A common situation that is encountered is one where a pump has been in service for many years but during that time the application profile has changed. For example, the flow rate has been reduced, often by using a control valve downstream of the pump. This means that the pump could be operating at less than 50% of its design flow rate, which increases operating costs and affects the service life of the control valve. To compound the situation, any loss in pump performance will go unnoticed; the operator will likely open the control valve slightly to compensate.
The solution is to adjust the hydraulic profile of the pump so that it is better matched to the revised application. This allows the control valve to be used for its intended purpose, rather than as a restrictor, and the pump is able to work close to its BEP. However, making a single change, such as trimming an impeller may achieve one desired outcome but at the same time it could present other challenges, so it needs to be carefully analyzed.
When considering such changes in design, it is important to consult with a pump original equipment manufacturer (OEM) such as Sulzer, or similar expert that can apply computational fluid dynamics (CFD) analysis if necessary. This will highlight any other changes that may be necessary to ensure efficient and reliable operation. For example, reducing flow through a bypass valve may also reduce the efficiency of the pump, which is not a desired outcome; the design alteration needs to consider all aspects of pump operation for the project to be considered as a success.
Ensuring minimum flow
Another common issue that is encountered centers around the system for maintaining minimum flow rates at the pump inlet. Recycle valves are used to ensure the minimum continuous stable flow (MCSF) is achieved to protect the pump from low flow damage, but all the water that flows through these valves amounts to wasted energy. To compound this issue, these systems are often set up incorrectly and over time this relatively small issue can have significant consequences, such as cavitation damage to the impellers.
Operators may replace a recycle valve but not have the knowledge or understanding to ensure it is correctly installed and set up. From that point, the pump that is supposed to be protected can suffer accelerated wear.
Clearly, after many years in service, pump components will wear and eventually need to be replaced. At this point, it is important to understand the difference between replicated and re-engineered parts as well as how the advances in materials, design analysis, and manufacturing processes have enabled new parts to deliver increased performance and reliability.
Merely replicating an existing part can lead to reduced efficiency, early bearing and seal failures, as well as increased vibration.
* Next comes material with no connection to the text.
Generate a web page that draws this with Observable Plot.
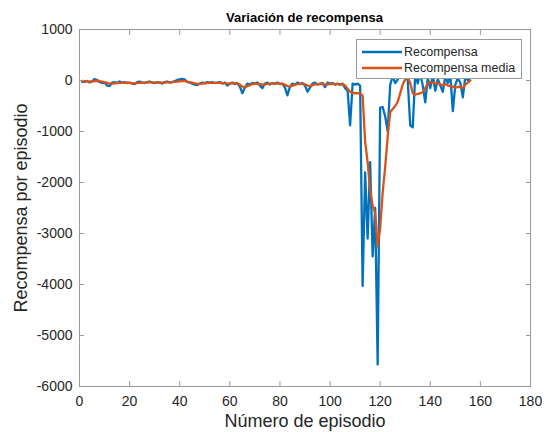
<!DOCTYPE html>
<html><head><meta charset="utf-8">
<script src="https://cdn.jsdelivr.net/npm/d3@7"></script>
<script src="https://cdn.jsdelivr.net/npm/@observablehq/plot@0.6"></script>
<style>
html,body{margin:0;padding:0;background:#fff;}
#wrap{position:relative;width:546px;height:432px;font-family:"Liberation Sans",Arial,sans-serif;}
#title{position:absolute;left:79px;width:451px;top:10px;line-height:16px;text-align:center;font-weight:bold;font-size:13px;color:#000;}
#legend{position:absolute;left:356px;top:39px;width:164px;height:38px;border:1px solid #9a9a9a;background:#fff;font-size:12.5px;color:#262626;}
.row{position:absolute;left:0;height:16px;line-height:16px;}
.row svg{position:absolute;left:4px;top:0;}
.row span{position:absolute;left:47px;top:0;white-space:nowrap;}
g[aria-label="x-axis label"], g[aria-label="y-axis label"]{font-size:18px;}
g[aria-label="x-axis tick label"], g[aria-label="y-axis tick label"]{font-size:14px;}
</style>
</head><body>
<div id="wrap">
<div id="chart"></div>
<div id="title"></div>
<div id="legend"></div>
</div>
<script>
const titleText = "Variación de recompensa";
const xLabel = "Número de episodio";
const yLabel = "Recompensa por episodio";
const seriesNames = ["Recompensa", "Recompensa media"];
const seriesColors = ["#0072BD", "#D95319"];
const xTicks = [0, 20, 40, 60, 80, 100, 120, 140, 160, 180];
const yTicks = [-6000, -5000, -4000, -3000, -2000, -1000, 0, 1000];

const recompensa = [
-20, -30, -10, -40, -20, 30, 10, -30, -50, -40,
-100, -110, -40, -30, -50, -20, -40, -30, -50, -40,
-60, -70, -30, -20, -40, -50, -30, -20, -40, -50,
-30, -40, -60, -30, -20, -40, -30, -10, 10, 20,
30, 20, -30, -40, -60, -80, -90, -60, -40, -50,
-30, -40, -30, -50, -40, -30, -60, -40, -100, -60,
-40, -70, -50, -120, -250, -140, -60, -80, -50, -60,
-40, -100, -150, -60, -40, -80, -50, -60, -40, -70,
-60, -140, -290, -120, -60, -80, -40, -70, -50, -100,
-220, -140, -60, -40, -80, -60, -50, -130, -40, -60,
-50, -80, -60, -80, -60, -150, -200, -880, -60, -80,
-60, -100, -4030, -1800, -3100, -1600, -3450, -2500, -5570, -530,
-520, -700, -1000, -80, 80, -50, 20, 180, 60, 150,
0, -880, -920, 120, -60, 150, -100, -430, 50, -150,
100, -200, 30, -100, -220, 80, -50, 100, -600, -80,
50, -50, -330, 80, 0, 60
];

const recompensaMedia = [
-10, -15, -15, -20, -20, -10, -5, -10, -20, -30,
-45, -60, -60, -55, -50, -45, -45, -40, -40, -45,
-50, -55, -50, -45, -40, -40, -40, -35, -35, -40,
-40, -40, -40, -40, -35, -35, -30, -25, -20, -15,
-10, -10, -20, -30, -40, -55, -65, -65, -60, -55,
-50, -45, -45, -45, -45, -45, -50, -50, -60, -60,
-55, -55, -60, -80, -120, -130, -110, -90, -70, -65,
-60, -70, -80, -75, -65, -60, -60, -60, -55, -60,
-65, -80, -110, -120, -100, -80, -70, -65, -65, -75,
-100, -110, -90, -75, -70, -70, -70, -80, -75, -70,
-70, -70, -70, -75, -70, -100, -160, -220, -240, -250,
-250, -250, -300, -1200, -1600, -2150, -2450, -2600, -3250, -2900,
-2200, -1700, -1100, -620, -560, -500, -420, -250, -80, 20,
60, -50, -250, -280, -260, -250, -230, -150, -60, -30,
-40, -60, -50, -80, -90, -70, -100, -110, -120, -140,
-130, -120, -150, -80, -40, 0
];

const rows = [];
recompensa.forEach((v, i) => rows.push({ep: i + 1, v, s: seriesNames[0]}));
recompensaMedia.forEach((v, i) => rows.push({ep: i + 1, v, s: seriesNames[1]}));

const noLabel = () => "";
const plain = d => String(d);
const chart = Plot.plot({
  width: 546, height: 432,
  marginLeft: 79, marginRight: 16, marginTop: 29, marginBottom: 46,
  style: {fontFamily: "Liberation Sans, Arial, sans-serif", fontSize: "14px", color: "#262626", background: "white", overflow: "visible"},
  x: {domain: [0, 180]},
  y: {domain: [-6000, 1000]},
  color: {domain: seriesNames, range: seriesColors},
  marks: [
    Plot.line(rows, {x: "ep", y: "v", z: "s", stroke: "s", strokeWidth: 2.3, strokeLinejoin: "round"}),
    Plot.frame({stroke: "#9a9a9a"}),
    Plot.axisX({ticks: xTicks, tickSize: -5, tickPadding: 15, stroke: "#9a9a9a", tickFormat: plain, label: xLabel, labelAnchor: "center", labelOffset: 40, labelArrow: "none"}),
    Plot.axisX({anchor: "top", ticks: xTicks, tickSize: -5, stroke: "#9a9a9a", tickFormat: noLabel, label: null}),
    Plot.axisY({ticks: yTicks, tickSize: -5, tickPadding: 12, stroke: "#9a9a9a", tickFormat: plain, label: yLabel, labelAnchor: "center", labelOffset: 65, labelArrow: "none"}),
    Plot.axisY({anchor: "right", ticks: yTicks, tickSize: -5, stroke: "#9a9a9a", tickFormat: noLabel, label: null})
  ]
});
document.getElementById("chart").appendChild(chart);
document.getElementById("title").textContent = titleText;

const leg = document.getElementById("legend");
seriesNames.forEach((name, i) => {
  const r = document.createElement("div");
  r.className = "row";
  r.style.top = (4 + i * 16) + "px";
  r.innerHTML = `<svg width="42" height="16"><line x1="1" y1="8" x2="41" y2="8" stroke="${seriesColors[i]}" stroke-width="2.5"/></svg><span></span>`;
  r.querySelector("span").textContent = name;
  leg.appendChild(r);
});
</script>
</body></html>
These issues can arise because a lack of design engineering means as-new dimensions are not achieved, the surface finish is below standard and clearances are sub-optimal.
By using the original part as a starting point and applying current engineering standards to enhance the design, it is possible to create a new part that has the best hydraulic profile for the application. Minor alterations can also enable improved bearing and seal designs to be incorporated as part of the project, extending service life and reducing maintenance costs.
Vertical suspended pumps by their design rely on good bearing design for continued performance. As such, the options in terms of materials and lubrication systems should be fully understood to ensure the most appropriate system is installed. By matching the bearing design to the application, the service life of a pump can be extended and maintenance costs kept to a minimum.
In many cases, the wear in the bearing system determines the maintenance program for the pump, so the choices that are made at this point can have significant consequences for the future. Taking advantage of composite materials can help to protect against dry running, as well as offering improved anti-galling properties and corrosion resistance.
Each application has an optimal bearing design including the lubrication technology that is employed. Some situations are better suited to bearing tube enclosures, while others perform better using product lubricated bearings. It is important to understand the benefits of each system and to work with a pump design expert that can provide advice on the most appropriate system.
When dealing with bearings, it is essential that the sealing system is also considered. While packing has been the predominant design in the past, it still very much has its place in modern sealing systems. Correctly maintained, it complements the bearings providing additional support and helping to dampen vibration.
At the same time, mechanical seals also have their place, depending on the application, and innovations, such as Sulzer’s Liqui-Seal, can offer significant benefits, especially for water cooling pumps.
Having completed a maintenance project, correct reinstallation of the pump is vital for continued reliability. Proper alignment of a vertical pump is one of the most important aspects of any maintenance procedure. This applies to the soleplate as well as the intermediate bearings. Assembly and installation procedures must be completed with the utmost diligence, otherwise, the slightest deviation will be compounded along the length of the pump and could result in a significantly shortened service life.
Operators of these pumps should take advantage of the knowledge and expertise available from OEMs such as Sulzer, which has a worldwide network of engineering centers and field service personnel. By working together, these pumps can be updated with modern materials where necessary and optimized for their current applications.